As Marriage Role Models, Straight Folks Need Work
By Michael Gross, Michael Gross is an actor. His roles include that of the father on the television series "Family Ties."

in Los Angeles Times
http://www.latimes.com/news/printedition/opinion/la-oe-gross14sep14,1,4938.story
Affixed to our refrigerator door is a photo of my wife and several of her friends: five attractive, intelligent suburban women, some professionals, some housewives, many of them friends for more than 20 years. Among the many things they have in common is the fact that their marriages were all put to the torch by husbands who once publicly avowed to stand by their spouses until death did them part.
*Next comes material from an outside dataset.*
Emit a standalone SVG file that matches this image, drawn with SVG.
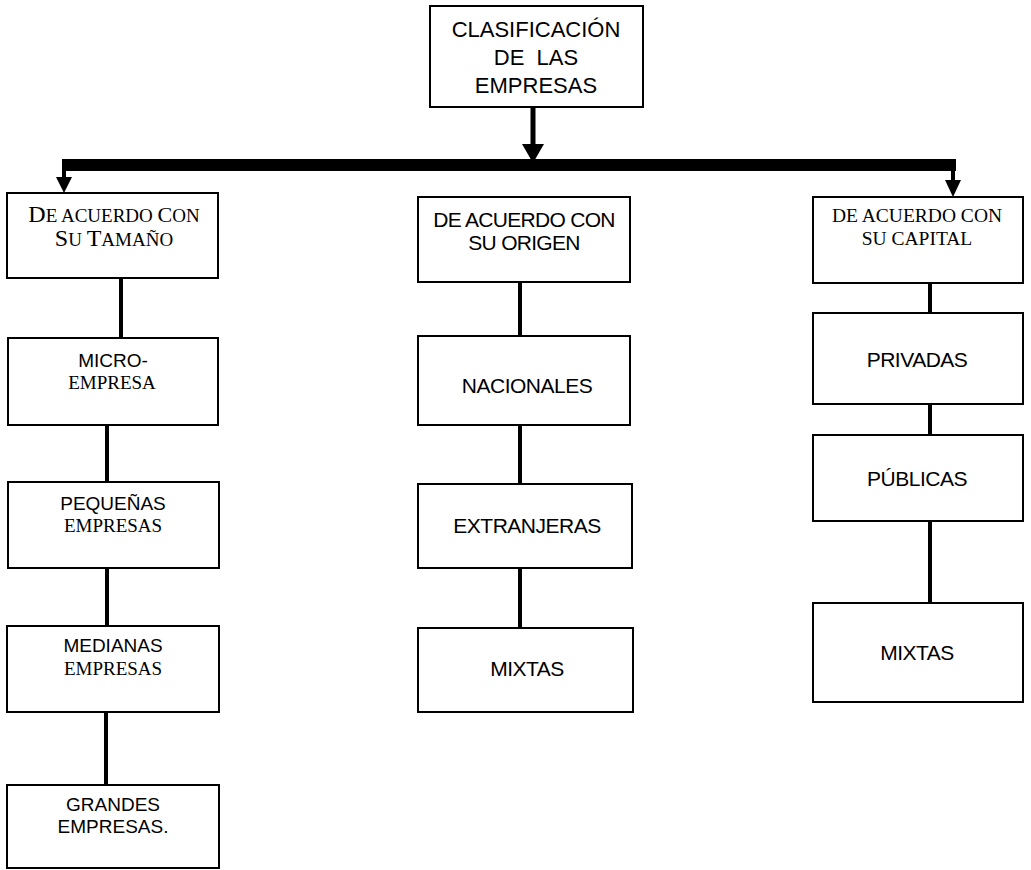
<svg xmlns="http://www.w3.org/2000/svg" width="1031" height="870" viewBox="0 0 1031 870">
<style>
.box{fill:#fff;stroke:#000;stroke-width:2}
.sans{font-family:"Liberation Sans",Arial,sans-serif;fill:#000;text-anchor:middle}
.serif{font-family:"Liberation Serif","Times New Roman",serif;fill:#000;text-anchor:middle}
.conn{stroke:#000;stroke-width:4;fill:none}
.bar{stroke:#000;stroke-width:12;fill:none}
.head{fill:#000}
</style>
<rect width="1031" height="870" fill="#fff"/>
<g id="connectors">
<line class="conn" x1="533" y1="107" x2="533" y2="150" style="stroke-width:5"/>
<polygon class="head" points="522,144 544,144 533,163"/>
<line class="bar" x1="62" y1="165" x2="956" y2="165"/>
<line x1="64" y1="165" x2="64" y2="182" stroke="#000" stroke-width="4"/>
<polygon class="head" points="56,177 72,177 64,193"/>
<line x1="953" y1="165" x2="953" y2="184" stroke="#000" stroke-width="4"/>
<polygon class="head" points="945,180 961,180 953,197"/>
<line class="conn" x1="121" y1="278" x2="121" y2="338"/>
<line class="conn" x1="107" y1="425" x2="107" y2="482"/>
<line class="conn" x1="107" y1="568" x2="107" y2="626"/>
<line class="conn" x1="106" y1="712" x2="106" y2="785"/>
<line class="conn" x1="520" y1="282" x2="520" y2="336"/>
<line class="conn" x1="520" y1="425" x2="520" y2="484"/>
<line class="conn" x1="520" y1="568" x2="520" y2="628"/>
<line class="conn" x1="930" y1="283" x2="930" y2="313"/>
<line class="conn" x1="930" y1="404" x2="930" y2="435"/>
<line class="conn" x1="930" y1="521" x2="930" y2="603"/>
</g>
<g id="root">
<rect class="box" x="430" y="6" width="213" height="101"/>
<text class="sans" font-size="22" x="536" y="37">CLASIFICACIÓN</text>
<text class="sans" font-size="22" x="536" y="65" word-spacing="6">DE LAS</text>
<text class="sans" font-size="22" x="536" y="93">EMPRESAS</text>
</g>
<g id="tamano">
<rect class="box" x="7" y="193" width="211" height="85"/>
<text class="serif" x="114" y="222" font-size="19"><tspan font-size="24">D</tspan>E ACUERDO <tspan font-size="22">C</tspan>ON</text>
<text class="serif" x="114" y="246" font-size="19"><tspan font-size="24">S</tspan>U <tspan font-size="24">T</tspan>AMAÑO</text>
</g>
<g id="origen">
<rect class="box" x="418" y="197" width="212" height="85"/>
<text class="sans" x="524" y="227" font-size="21" letter-spacing="-0.7">DE ACUERDO CON</text>
<text class="sans" x="524" y="250" font-size="21" letter-spacing="-0.7">SU ORIGEN</text>
</g>
<g id="capital">
<rect class="box" x="813" y="197" width="210" height="86"/>
<text class="serif" x="917" y="222" font-size="19.5">DE ACUERDO CON</text>
<text class="serif" x="917" y="245" font-size="19.5">SU CAPITAL</text>
</g>
<g id="micro">
<rect class="box" x="8" y="338" width="210" height="87"/>
<text class="sans" x="113" y="367" font-size="19">MICRO-</text>
<text class="serif" x="112" y="389" font-size="19">EMPRESA</text>
</g>
<g id="pequenas">
<rect class="box" x="8" y="482" width="211" height="86"/>
<text class="sans" x="113" y="510" font-size="19">PEQUEÑAS</text>
<text class="serif" x="113" y="532" font-size="19">EMPRESAS</text>
</g>
<g id="medianas">
<rect class="box" x="7" y="626" width="212" height="86"/>
<text class="sans" x="113" y="652" font-size="19">MEDIANAS</text>
<text class="serif" x="113" y="675" font-size="19">EMPRESAS</text>
</g>
<g id="grandes">
<rect class="box" x="7" y="785" width="212" height="83"/>
<text class="sans" x="113" y="811" font-size="19">GRANDES</text>
<text class="sans" x="113" y="833" font-size="19">EMPRESAS.</text>
</g>
<g id="nacionales">
<rect class="box" x="418" y="336" width="212" height="89"/>
<text class="sans" x="527" y="393" font-size="21" letter-spacing="-0.5">NACIONALES</text>
</g>
<g id="extranjeras">
<rect class="box" x="418" y="484" width="214" height="84"/>
<text class="sans" x="527" y="533" font-size="21" letter-spacing="-0.5">EXTRANJERAS</text>
</g>
<g id="mixtas-origen">
<rect class="box" x="418" y="628" width="215" height="84"/>
<text class="sans" x="527" y="676" font-size="21" letter-spacing="-0.5">MIXTAS</text>
</g>
<g id="privadas">
<rect class="box" x="813" y="313" width="210" height="91"/>
<text class="sans" x="917" y="367" font-size="21" letter-spacing="-0.5">PRIVADAS</text>
</g>
<g id="publicas">
<rect class="box" x="813" y="435" width="210" height="86"/>
<text class="sans" x="917" y="486" font-size="21" letter-spacing="-0.5">PÚBLICAS</text>
</g>
<g id="mixtas-capital">
<rect class="box" x="813" y="603" width="210" height="99"/>
<text class="sans" x="917" y="660" font-size="21" letter-spacing="-0.5">MIXTAS</text>
</g>
</svg>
One of the husbands decided that his marriage and family interfered with his time at the gym. Another went searching for a "new and improved" woman, while another had already found one. One nurtured his personality disorder like a hothouse flower, and — my personal favorite — one walked out on his toddler and pregnant wife during Christmas week. Oh, tidings of comfort and joy.

Unfortunately, stories like these are all too common, even in good, solid, conservative communities like my own. But in our zeal to defend the institution of marriage, I can't help wondering if a constitutional ban on gay marriage may just be shifting the blame.

I admit that blame-shifting does have its rewards. Nothing could be more satisfying than to think that gay men and lesbians — not we — are responsible for the shameful rate of failed marriages in this country. If, as the Rev. Jerry Falwell claimed, they were indirectly responsible for the attacks of 9/11, they might be capable of anything! How very gratifying to conclude that my adversary is the embodiment of evil, while I am the embodiment of good.

But the first casualty of shifting the blame is often common sense: the rapist blaming his crime on the immodest dress of his victim; a defense lawyer assigning his client's murder spree to a Twinkies diet; or a Talib concluding that his obsession with a woman's bare ankle is best addressed by blowing up a pair of 1,500-year-old Buddhas.

...

I understand the moral outrage of those who invoke the biblical injunctions against homosexuality, but if we're not going to observe its equally no-nonsense penalties for adultery (i.e., stoning to death), maybe the fairest thing to do would be to leave the homosexuals to themselves while we put our own houses in order. I can't imagine they'd botch the job any more than some of us have.